Dengan adanya sanad, setiap orang yang menisbatkan atau mencantumkan nama Rasullulah atau para shahabat dalam sebuah nukilan, tidak bisa di terima mentah-mentah. Ucapannya akan diteliti,dari siapa dia mendengar. Bagaimana riwayatnya, apakah bersambung sampai dengan Rasulullah SAW atau tidak. Satu persatu nama rowi akan diteliti, bagaimana latar belakanya, bagaimana kualiatas hafalannya, kejujurannya dan masih banyak lagi, sesuai dengan standar yang sudah ditentukan oleh para ulama hadist.
Sanad adalah warisan yang sangat berharga yang ditinggalkan oleh para salafuna sholeh. Jika tradisi sanad keilmuan terus terjaga setidaknya kita bisa meminimalisir kecelakaan keilmuan yang dilakukan oleh para pendakwah yang dianggap kyai ditengah tengah masyarakat tanpa diketahui riwayat ngajinya. Dan juga dalam hal menerima suatu berita atau informasi yang tidak jelas asal usulnya, apalagi di zaman serba modern ini. Masyarakat begitu mudah mendapatkan informasi melalui internet tanpa melakukan tabayyun terlebih dahulu terhadap berita yang ia baca. Sebagaimana yang diperintahkan Allah SWT dalam AL Quran surat Al-Hujurat ayat 6 :
يأيهاالذين أمنوا ان جاءكم فاسق بنبإ فتبينوا ان تصيبوا قوما بجهلة فتصبحوا على ما فعلتم نادمين
“ Wahai orang-orang yang beriman! Jika seseorang yang fasik datang kepadamu membawa suatu berita, maka telitilah kebenaranya,agar kamu tidak mencelakakan suatu kaum karena kebodohanmu, yang akhirnya kamu menyesali apa yang kamu perbuat “.

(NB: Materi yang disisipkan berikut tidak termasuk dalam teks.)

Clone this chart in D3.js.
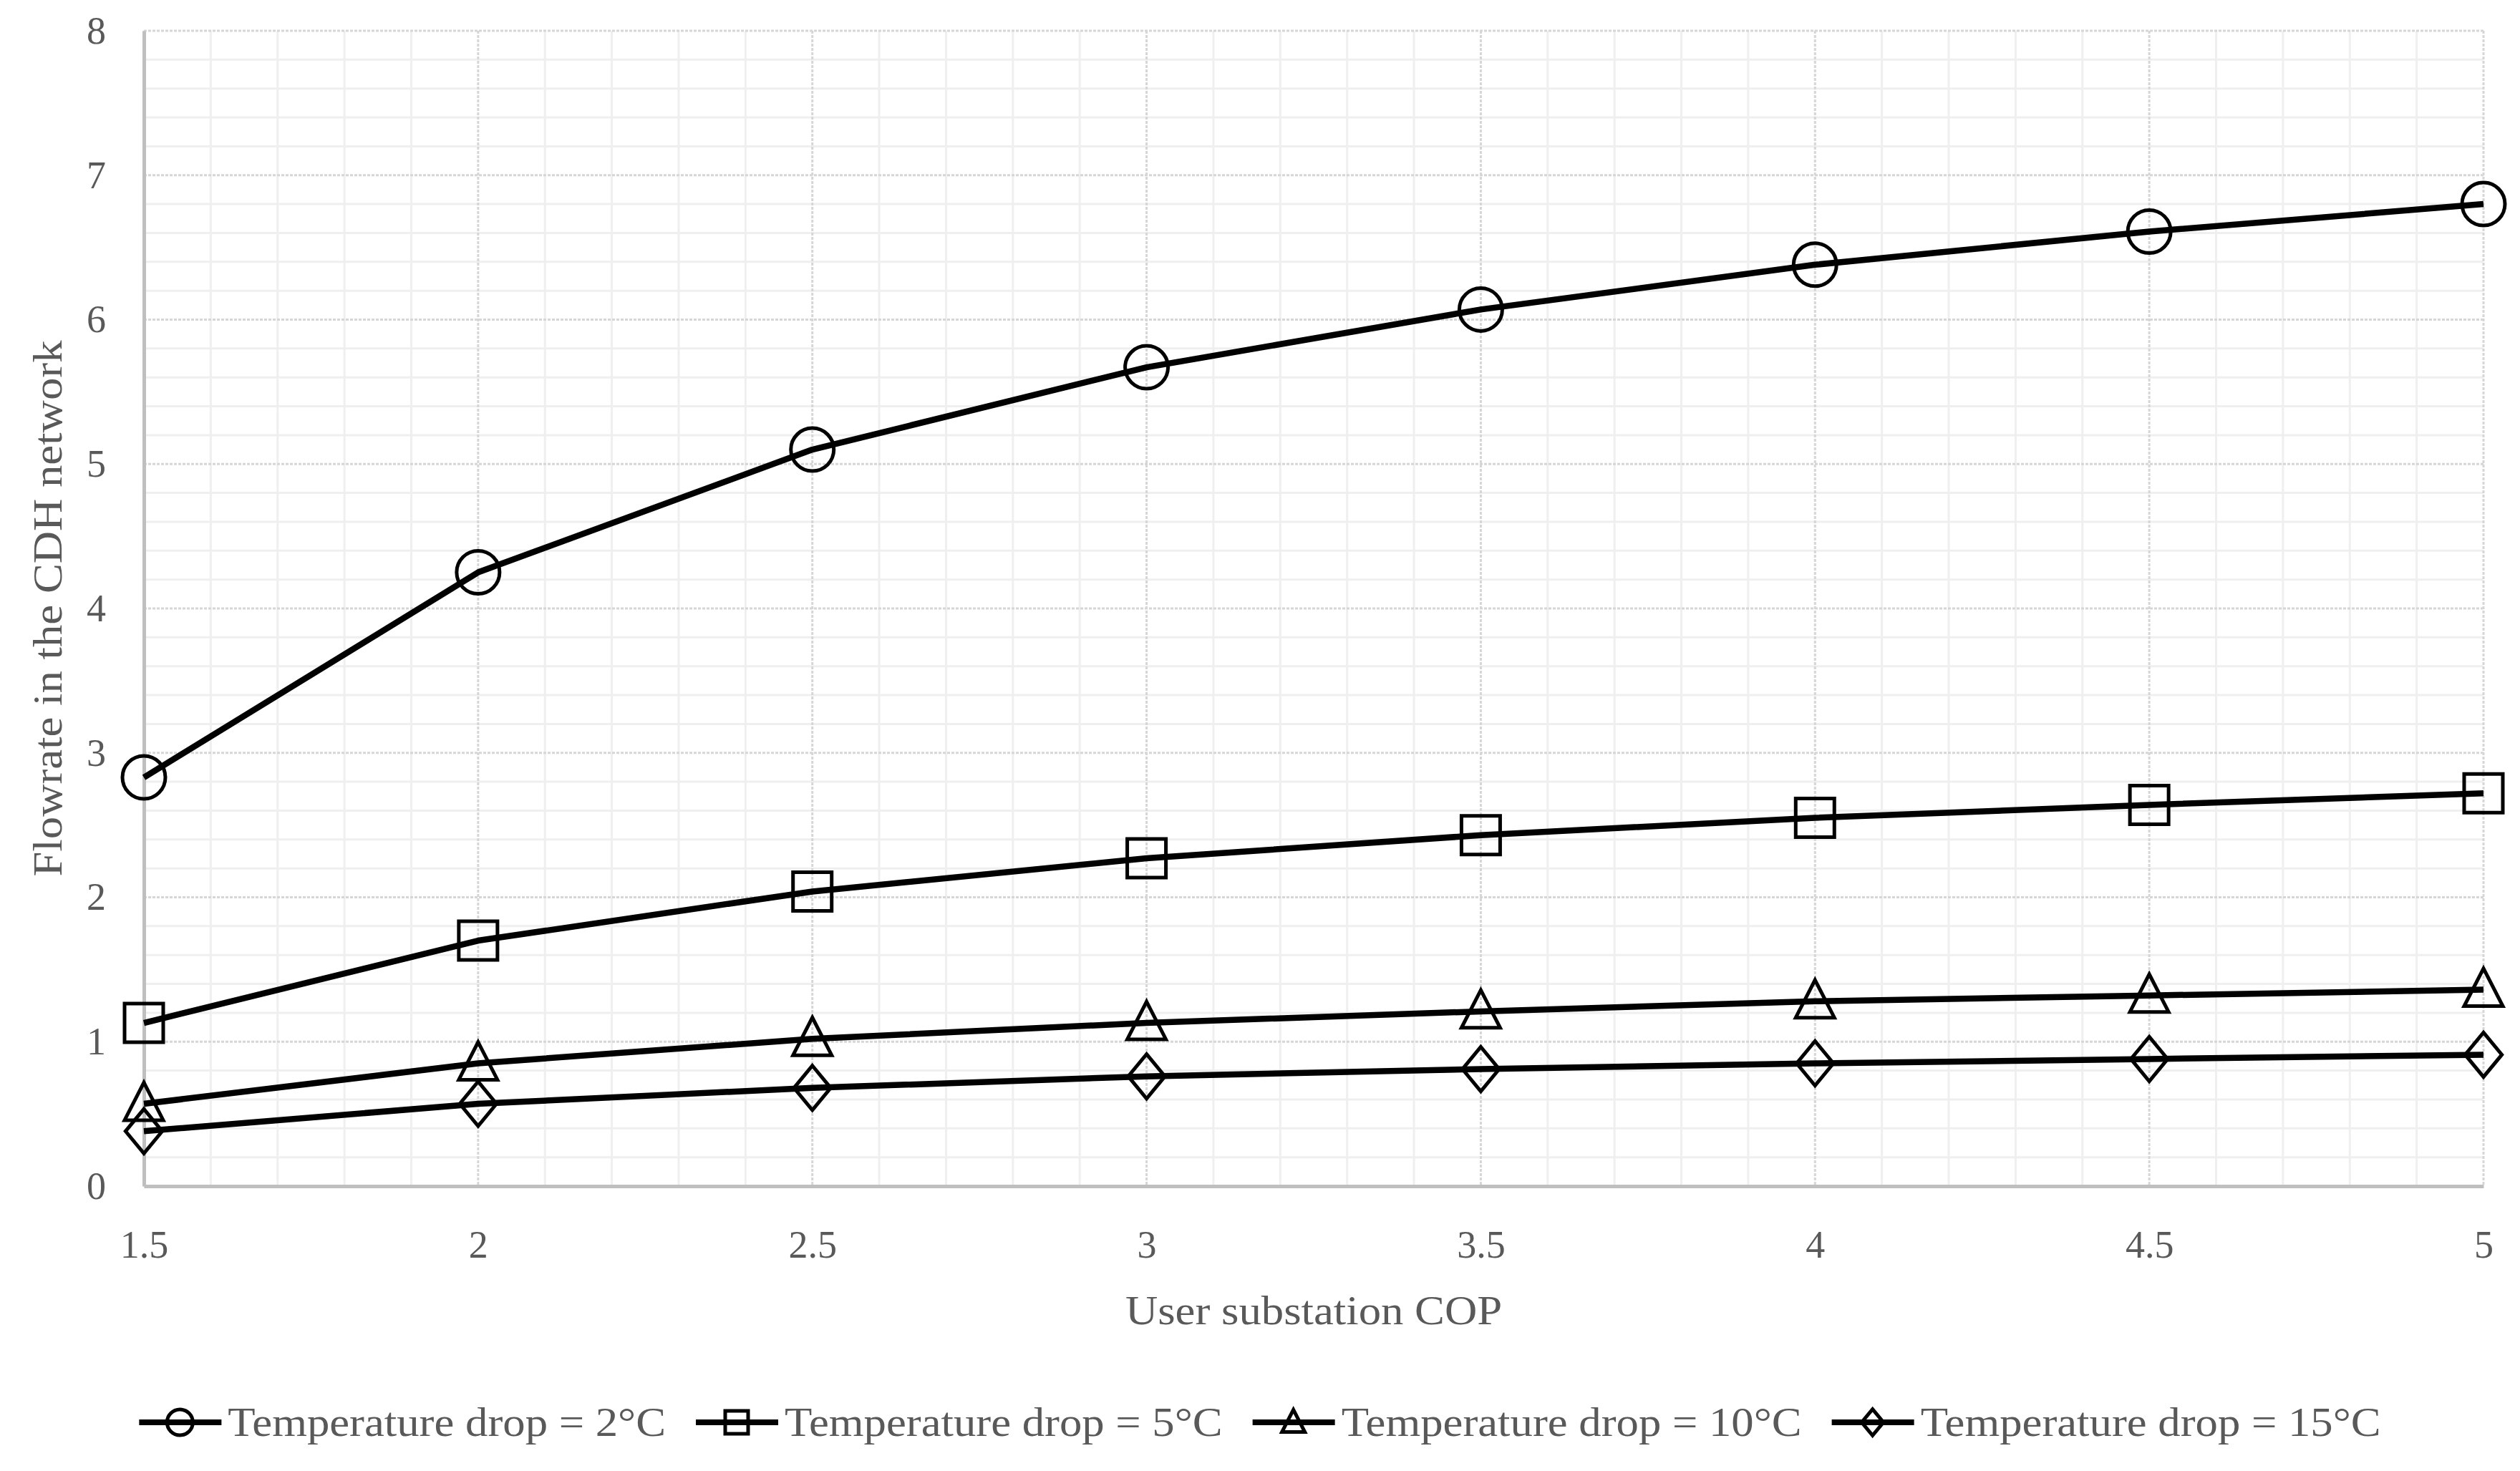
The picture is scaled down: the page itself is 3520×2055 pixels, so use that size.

Ironis memang, saat ini umat Islam acuh tak acuh dan tidak memperdulikan kualitas, info, fatwa atau bahkan hukum yang mereka dapatkan dari apa yang mereka baca. Maka tidak heran banyak orang termakan hoax, berita bohong dan palsu begitu banyak kita jumpai, hingga puncaknya terjadi kegaduhan dimana-mana. Hal ini merupakan akibat kebodohan mereka sendiri, mereka lupa terhadap tradisi emas yang disusun oleh para ulama-ulama terdahulu. Umat Islam senang membaca tulisan-tulisan modern dan mengesampingkan karya-karya ulama terdahulu. Mereka suka membaca dan mendengar sejarah dengan mengedepankan aqal dan begitu mudah terhipnotis dengan keindahan bahasa dan kelucuan saja. Tidak lagi memperhatikan, apakah riwayat yang dinukil dalam buku-buku atau ucapan-ucapan tersebut benar atau tidak, nyeleneh atau tidak, mu’tabar atau tidak. Standartnya hanyalah sebatas nama besar, ketenaran serta keliaran dalam berpikir saja.